No, we’re not and despite our smiles we are slightly affronted at the suggestion, for we are here not to buy but to look. To walk and wander, eat and drink, marvel at it all. To “hang”, if you like. We have restaurants booked, theatre tickets lined up, excursions planned, a four-day, non-stop itinerary to keep to, so we are ready and raring to go. Much like the man next to me on the plane who, as we prepare to land at JFK, reaches into his bag for a can of deodorant and shoves it up his shirt to give each armpit a blast. It’s New York, after all. Being prepared is the least you can do.
I first came here on tour back in the 1980s; old photos show me eager and youthful, posing reverentially outside the Brill Building, my dyed blonde spiky hair blown back by the howling gale at the top of the Empire State. In the 1990s, Ben and I tried living here for a very short while, in an apartment over a now-derelict shoe shop on Chambers Street where, a few years later, some of the rescue operation would be based after 9/11.

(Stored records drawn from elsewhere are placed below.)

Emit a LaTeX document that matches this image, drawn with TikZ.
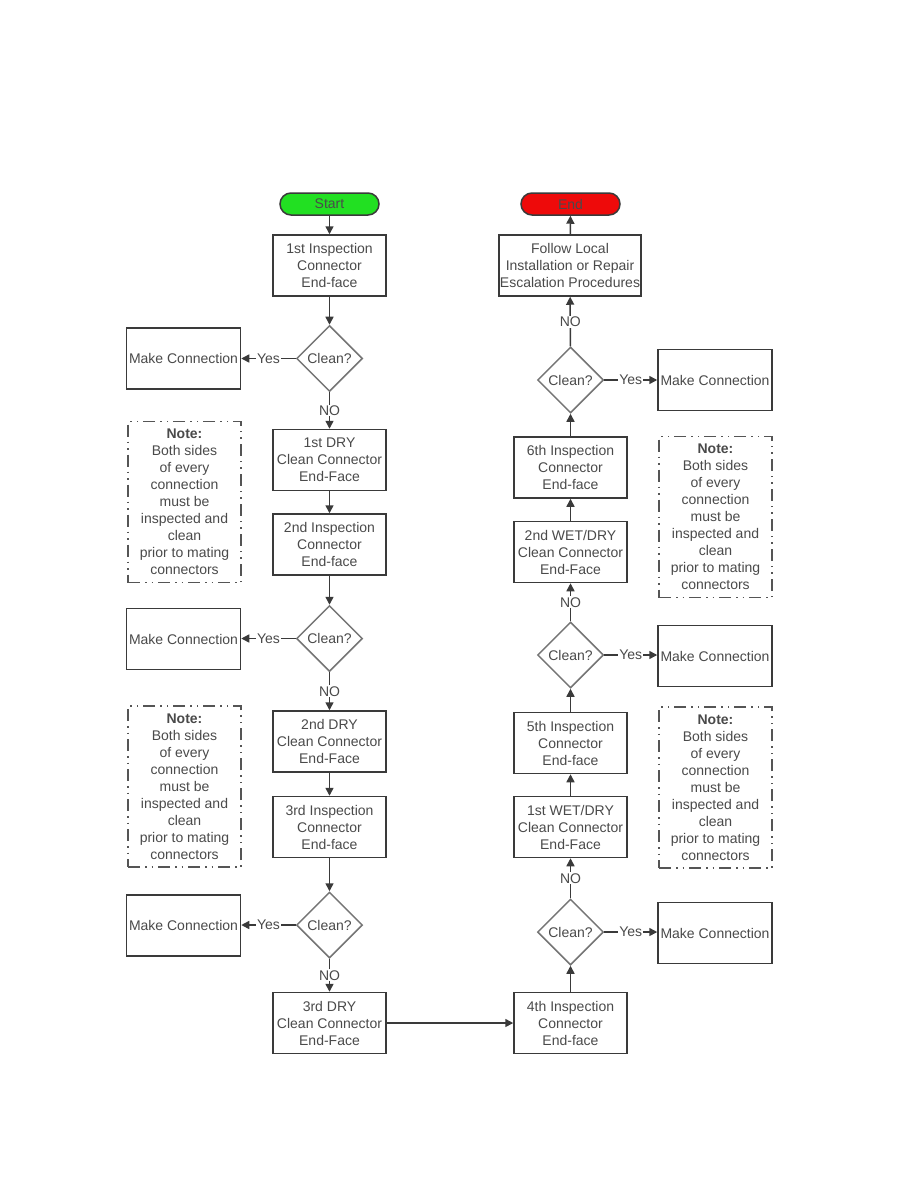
\documentclass[tikz,border=0pt]{standalone}
\usepackage{fontspec}
\setmainfont{Liberation Sans}
\usetikzlibrary{shapes.geometric,arrows.meta}
\definecolor{ln}{HTML}{3A3A3A}
\definecolor{tx}{HTML}{4A4A4A}
\definecolor{startg}{HTML}{22E022}
\definecolor{endr}{HTML}{EE0A0A}
\definecolor{notec}{HTML}{555555}
\tikzset{
  every node/.style={font=\fontsize{14}{17}\selectfont, text=tx},
  box/.style={draw=ln, line width=1.5pt, rectangle, minimum width=113pt, minimum height=61pt, align=center, inner sep=1pt, fill=white},
  widebox/.style={box, minimum width=142pt},
  mkbox/.style={box, minimum width=114pt, minimum height=61pt},
  dia/.style={draw=ln!70, line width=1.5pt, diamond, minimum width=66pt, minimum height=66pt, inner sep=0pt, aspect=1},
  pill/.style={draw=ln, line width=1.5pt, rounded corners=11pt, minimum width=99pt, minimum height=22pt, inner sep=0pt},
  notebox/.style={draw=notec, line width=1.6pt, dash pattern=on 12pt off 5pt on 1.5pt off 5pt on 1.5pt off 5pt, minimum width=113pt, minimum height=161pt, align=center, inner sep=1pt},
  arr/.style={draw=ln, line width=1.5pt, -{Triangle[length=8pt,width=8pt]}},
  lab/.style={fill=white, inner sep=1pt},
}
\newcommand{\notetext}{\textbf{Note:}\\Both sides\\of every\\connection\\must be\\inspected and\\clean\\prior to mating\\connectors}
\begin{document}
\begin{tikzpicture}[x=1pt,y=-1pt]
\useasboundingbox[fill=white] (0,0) rectangle (918,1188);
% left column
\node[pill, fill=startg] (start) at (329.5,204) {Start};
\node[box] (i1) at (329.5,265.5) {1st Inspection\\Connector\\End-face};
\node[dia] (d1) at (329.5,358.5) {Clean?};
\node[mkbox] (m1) at (183.5,358.5) {Make Connection};
\node[box] (c1) at (329.5,460) {1st DRY\\Clean Connector\\End-Face};
\node[box] (i2) at (329.5,544.5) {2nd Inspection\\Connector\\End-face};
\node[dia] (d2) at (329.5,638.5) {Clean?};
\node[mkbox] (m2) at (183.5,639) {Make Connection};
\node[box] (c2) at (329.5,741.5) {2nd DRY\\Clean Connector\\End-Face};
\node[box] (i3) at (329.5,827) {3rd Inspection\\Connector\\End-face};
\node[dia] (d3) at (329.5,925) {Clean?};
\node[mkbox] (m3) at (183.5,925.5) {Make Connection};
\node[box] (c3) at (329.5,1023) {3rd DRY\\Clean Connector\\End-Face};
\node[notebox] (n1) at (184.5,502) {\notetext};
\node[notebox] (n2) at (184.5,786.5) {\notetext};
% right column
\node[pill, fill=endr] (end) at (570.5,204) {End};
\node[widebox] (fl) at (570,265.5) {Follow Local\\Installation or Repair\\Escalation Procedures};
\node[dia] (r1) at (570.5,380) {Clean?};
\node[mkbox] (rm1) at (715,380) {Make Connection};
\node[box] (i6) at (570.5,467.5) {6th Inspection\\Connector\\End-face};
\node[box] (w2) at (570.5,552) {2nd WET/DRY\\Clean Connector\\End-Face};
\node[dia] (r2) at (570.5,655) {Clean?};
\node[mkbox] (rm2) at (715,656) {Make Connection};
\node[box] (i5) at (570.5,743) {5th Inspection\\Connector\\End-face};
\node[box] (w1) at (570.5,827) {1st WET/DRY\\Clean Connector\\End-Face};
\node[dia] (r3) at (570.5,932) {Clean?};
\node[mkbox] (rm3) at (715,933) {Make Connection};
\node[box] (i4) at (570.5,1023) {4th Inspection\\Connector\\End-face};
\node[notebox] (n3) at (715.5,517) {\notetext};
\node[notebox] (n4) at (715.5,787.5) {\notetext};
% left connectors
\draw[arr] (start) -- (i1);
\draw[arr] (i1) -- (d1);
\draw[arr] (d1) -- node[lab]{Yes} (m1);
\draw[arr] (d1) -- node[lab, pos=0.5]{NO} (c1);
\draw[arr] (c1) -- (i2);
\draw[arr] (i2) -- (d2);
\draw[arr] (d2) -- node[lab]{Yes} (m2.east |- d2);
\draw[arr] (d2) -- node[lab]{NO} (c2);
\draw[arr] (c2) -- (i3);
\draw[arr] (i3) -- (d3);
\draw[arr] (d3) -- node[lab]{Yes} (m3.east |- d3);
\draw[arr] (d3) -- node[lab]{NO} (c3);
\draw[arr] (c3) -- (i4);
% right connectors
\draw[arr] (i4) -- (r3);
\draw[arr] (r3) -- node[lab]{Yes} (rm3.west |- r3);
\draw[arr] (r3) -- node[lab]{NO} (w1);
\draw[arr] (w1) -- (i5);
\draw[arr] (i5) -- (r2);
\draw[arr] (r2) -- node[lab]{Yes} (rm2.west |- r2);
\draw[arr] (r2) -- node[lab]{NO} (w2);
\draw[arr] (w2) -- (i6);
\draw[arr] (i6) -- (r1);
\draw[arr] (r1) -- node[lab]{Yes} (rm1);
\draw[arr] (r1) -- node[lab]{NO} (fl);
\draw[arr] (fl) -- (end);
\end{tikzpicture}
\end{document}
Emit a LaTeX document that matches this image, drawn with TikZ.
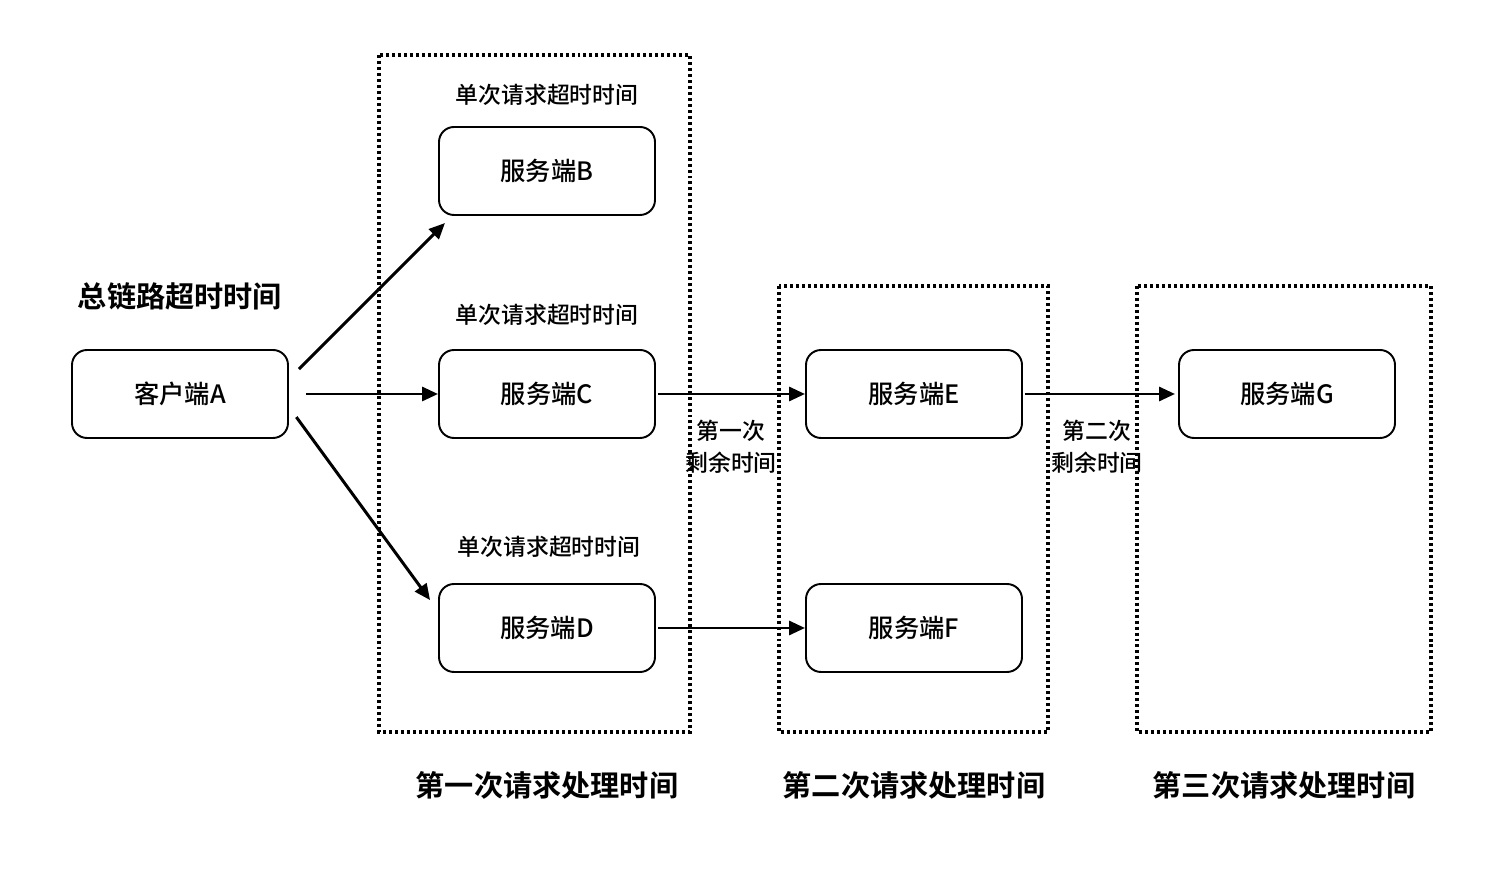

Our stay was long ago and the city has changed so much, but the shadow of 9/11 and all that followed still hangs over it. At least, I assume that shadow is what accounts for so much of the continued security everywhere – the bag searches at the Empire State Building, the police presence all the way across the Brooklyn Bridge, the coastguard patrol boat with a machine gun mounted on the prow escorting the Staten Island Ferry.
The romantic in me has always seen the city as a place of vibrancy and joy but these reminders of sadness are hard to ignore. They’re brought into focus at the 9/11 Memorial, a vast water feature sited on the footprint of the twin towers. There’s something Zen-like and calming about it, a huge version of the flowing water in Japanese temple gardens, but at the same time I can’t help seeing it as a kind of giant sink, conjuring up the unwelcome thought of lives being washed away down the plughole. The idea feels disrespectful but perhaps it’s not wrong to feel the awful sense of loss and of waste. People literally vanished into the ground beneath our feet here, down where the water flows.
After this sorrow, the rest of our trip is all joy. We walk for miles and stare at all the sights and drink in little bars to a soundtrack of Feist and New Order, Spandau Ballet and Dolly Parton. We go to an evening of Peggy Lee songs performed by a varied line-up of singers, all fantastic.
Finally, for our last night, we splash out on a midtown hotel with a view. Checking in, we hear that our travel agent is one of the hotel’s “preferred partners” and from that moment we are treated like royalty, both of us upgraded to a suite on the 49th floor and handed $100 to spend in the spa. Being a cool and world-weary traveller, I spend only two hours taking photos of the room, which is the size of a decent flat.
Even this high up and through the thick double glazing, you can hear the streets below, car horns and police sirens. On it goes, noise and lights, all day and all night, a gift of sound and vision.
When I return later, a fog has descended and my room is almost lost in it. The view now is pure Gotham City. Or Blade Runner, thrilling and spooky and I have never felt further from home.
If I ever get blasé about New York, please take me out and shoot me.